Masih ingat proyek tol ruas Ulujami-Veteran yang macet gara-gara pembebasan tanah milik satu orang yang berlarut-larut. Padahal, konstruksi jalan bebas hambatan ini sudah jadi semua, kecuali di lahan yang belum berhasil dikuasai tersebut.
Ya, masalah pembebasan lahan di Indonesia menjadi momok bagi pemerintah dan pengusaha yang menggarap infrastruktur publik, seperti jalan tol, rel keretaapi, pelabuhan, dan bandara. Pembebasan lahan yang semestinya paling lama memakan waktu satu tahun bisa menjadi bertahun-tahun.
Nah, untuk memecah kebuntuan masalah itu, pemerintah mengambil sikap tegas dengan melahirkan Rancangan Undang-Undang (RUU) tentang Pengadaan Tanah untuk Pembangunan. Lewat calon beleid ini, setiap jengkal tanah yang masuk dalam peta pembebasan lahan untuk proyek infrastruktur publik langsung dikuasai negara.
Meski begitu, pemerintah tetap menyiapkan seribu satu rayuan untuk meluluhkan hati para pemilik tanah yang tertuang dalam RUU Pengadaan Tanah untuk Pembangunan. Contoh, penetapan besar dan bentuk ganti rugi melalui proses musyawarah. Lalu, ada ganti rugi karena kehilangan usaha dan insentif perpajakaan bagi pemilik tanah yang mau melepas asetnya.

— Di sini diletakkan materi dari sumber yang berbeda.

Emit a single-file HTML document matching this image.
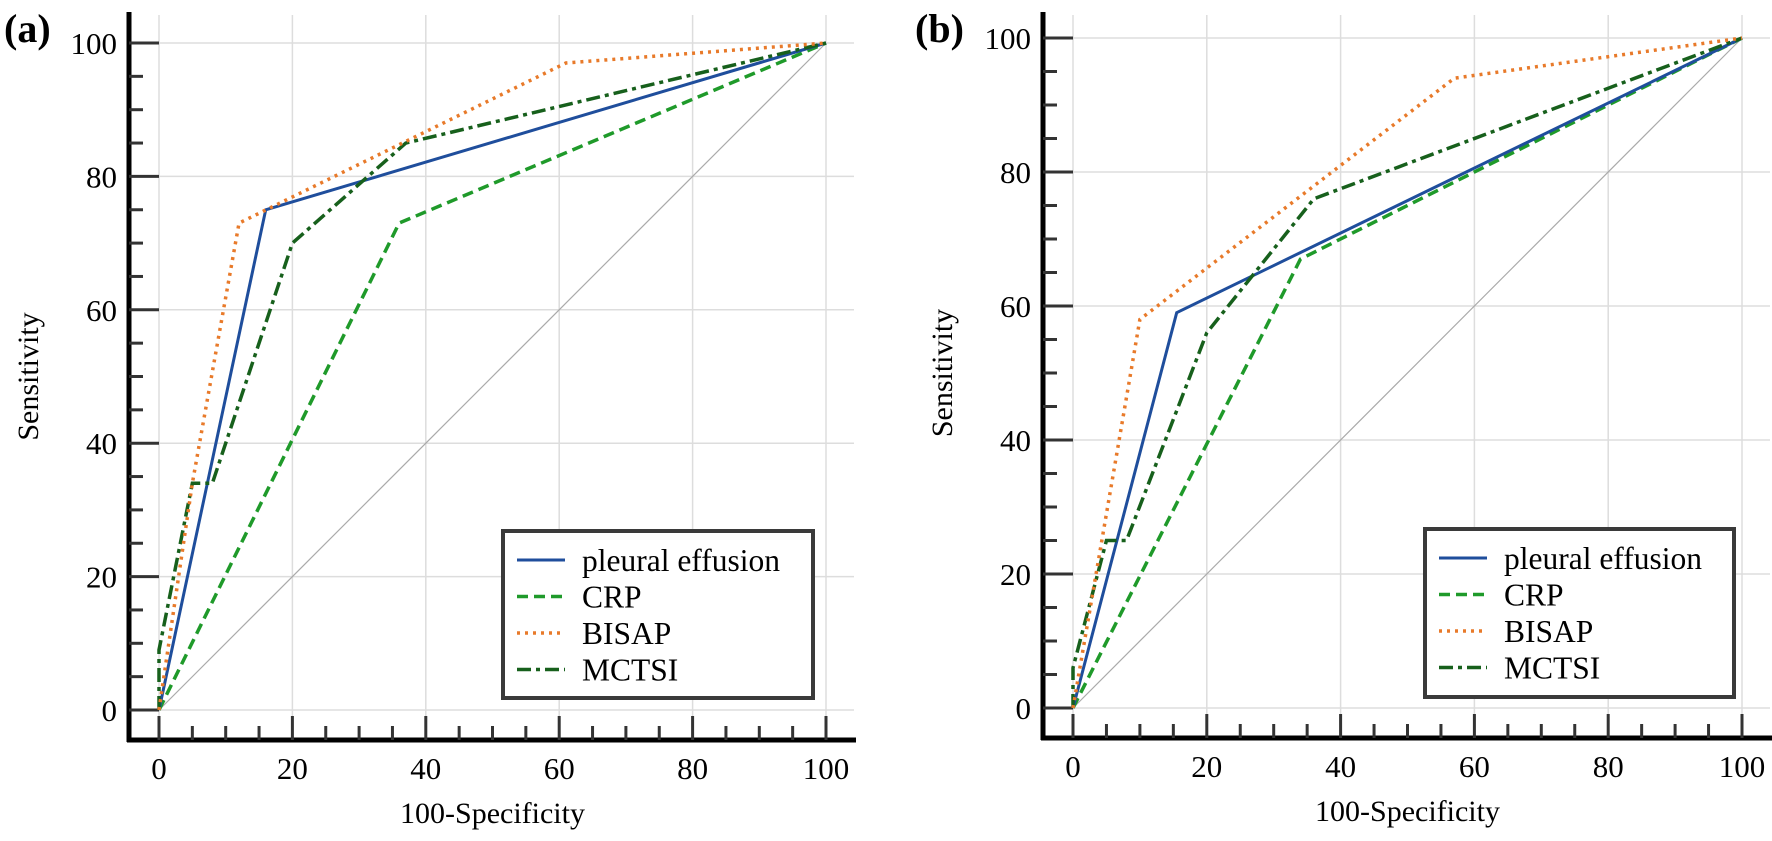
<!DOCTYPE html>
<html><head><meta charset="utf-8"><style>
html,body{margin:0;padding:0;background:#fff;}
svg{display:block;font-family:"Liberation Serif",serif;}
</style></head><body>
<svg id="s" width="1772" height="841" viewBox="0 0 1772 841" xmlns="http://www.w3.org/2000/svg"></svg>
<script>
const S=document.getElementById('s');let h='';
function panel(o){
 const X=v=>o.x0+v*o.sx, Y=v=>o.y0-v*o.sy;
 for(let v=0;v<=100;v+=20){
  h+=`<line x1="${X(v)}" y1="15" x2="${X(v)}" y2="${o.bot}" stroke="#ddd" stroke-width="1.5"/>`;
  h+=`<line x1="${o.ax}" y1="${Y(v)}" x2="${X(100)+28}" y2="${Y(v)}" stroke="#ddd" stroke-width="1.5"/>`;
 }
 h+=`<line x1="${X(0)}" y1="${Y(0)}" x2="${X(100)}" y2="${Y(100)}" stroke="#aaa" stroke-width="1.2"/>`;
 h+=`<line x1="${o.ax}" y1="12" x2="${o.ax}" y2="${o.bot+2}" stroke="#000" stroke-width="5"/>`;
 h+=`<line x1="${o.ax-2}" y1="${o.bot}" x2="${X(100)+30}" y2="${o.bot}" stroke="#000" stroke-width="5"/>`;
 for(let v=0;v<=100;v+=5){
  const maj=v%20==0;
  h+=`<line x1="${o.ax}" y1="${Y(v)}" x2="${maj?X(0):o.ax+14}" y2="${Y(v)}" stroke="#333" stroke-width="3"/>`;
  h+=`<line x1="${X(v)}" y1="${o.bot}" x2="${X(v)}" y2="${maj?o.bot-24:o.bot-14}" stroke="#333" stroke-width="3"/>`;
  if(maj){
   h+=`<text x="${o.ax-12}" y="${Y(v)+11}" font-size="31" text-anchor="end">${v}</text>`;
   h+=`<text x="${X(v)}" y="${o.bot+39}" font-size="31" text-anchor="middle">${v}</text>`;
  }
 }
 h+=`<text x="${o.lx}" y="33" font-size="40" font-weight="bold" dominant-baseline="middle">${o.lab}</text>`;
 h+=`<text transform="translate(${o.ylx},${Y(50)}) rotate(-90)" font-size="30" text-anchor="middle">Sensitivity</text>`;
 h+=`<text x="${X(50)}" y="${o.bot+83}" font-size="30" text-anchor="middle">100-Specificity</text>`;
 const st={pe:'stroke="#1f4e9c" stroke-width="3"',crp:'stroke="#1f9a2a" stroke-width="3.5" stroke-dasharray="11,6"',bi:'stroke="#e87a2a" stroke-width="3.5" stroke-dasharray="3,5"',mc:'stroke="#17601c" stroke-width="3.5" stroke-dasharray="14,5,4,5"'};
 for(const k of ['crp','pe','mc','bi']){
  h+=`<polyline fill="none" ${st[k]} points="${o.d[k].map(p=>X(p[0])+','+Y(p[1])).join(' ')}"/>`;
 }
 const L=o.leg;
 h+=`<rect x="${L[0]}" y="${L[1]}" width="${L[2]}" height="${L[3]}" fill="#fff" stroke="#3a3a3a" stroke-width="4"/>`;
 const names=[['pe','pleural effusion'],['crp','CRP'],['bi','BISAP'],['mc','MCTSI']];
 names.forEach((n,i)=>{const yy=L[1]+29+i*36.5;
  h+=`<line x1="${L[0]+14}" y1="${yy}" x2="${L[0]+62}" y2="${yy}" ${st[n[0]]}/>`;
  h+=`<text x="${L[0]+79}" y="${yy+11}" font-size="31.5">${n[1]}</text>`;});
}
panel({x0:159,sx:6.67,y0:710,sy:6.67,ax:129,bot:740,lab:'(a)',lx:4,ylx:38,leg:[503,531,310,167],
 d:{pe:[[0,0],[16,75],[100,100]],crp:[[0,0],[36,73],[100,100]],bi:[[0,0],[5,34],[12,73],[61,97],[100,100]],
 mc:[[0,0],[0,9],[5,34],[8,34],[20,70],[37,85],[100,100]]}});
panel({x0:1073,sx:6.69,y0:708,sy:6.7,ax:1043,bot:738,lab:'(b)',lx:915,ylx:952,leg:[1425,529,309,168],
 d:{pe:[[0,0],[15.5,59],[100,100]],crp:[[0,0],[34,67],[100,100]],bi:[[0,0],[10,58],[57,94],[100,100]],
 mc:[[0,0],[0,6],[5,25],[8,25],[20,56],[36,76],[100,100]]}});
S.innerHTML=h;
</script>
</body></html>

Dan, dalam proses pembahasan mengenai proses ganti rugi, DPR tidak terlalu rewel dalam menyikapi pasal-pasal yang pemerintah sodorkan. Paling hanya masalah redaksional saja. Sebab itu, dewan optimistis RUU ini bakal kelar paling lambat akhir tahun ini.
Hanya saja, yang perlu kita cermati bersama dalam calon aturan tersebut adalah pencabutan hak atas tanah dengan dalih demi kepentingan umum. Sekalipun ada gugatan dari warga yang tidak setuju dengan nilai ganti rugi, itu tidak dapat menyetop proses pembangunan infrastruktur publik.
Ketentuan ini yang kemudian menyulut protes dari berbagai pihak. Soalnya, mereka menilai, pencabutan hak atas tanah sekalipun untuk kepentingan umum secara tidak berkeadilan merupakan pelanggaran terhadap konstitusi.
Agar tidak dianggap semena-mena, begitu UU Pengadaan Tanah untuk Pembangunan berlaku, pemerintah harus betul-betul memastikan semua aturan main yang termaktub dalam beleid itu berjalan. Rakyat pasti akan menyerahkan tanahnya meski dengan berat hati asal mendapat ganti untung yang sesuai. Jadi, mereka bukan malah dirugikan, melainkan diuntungkan.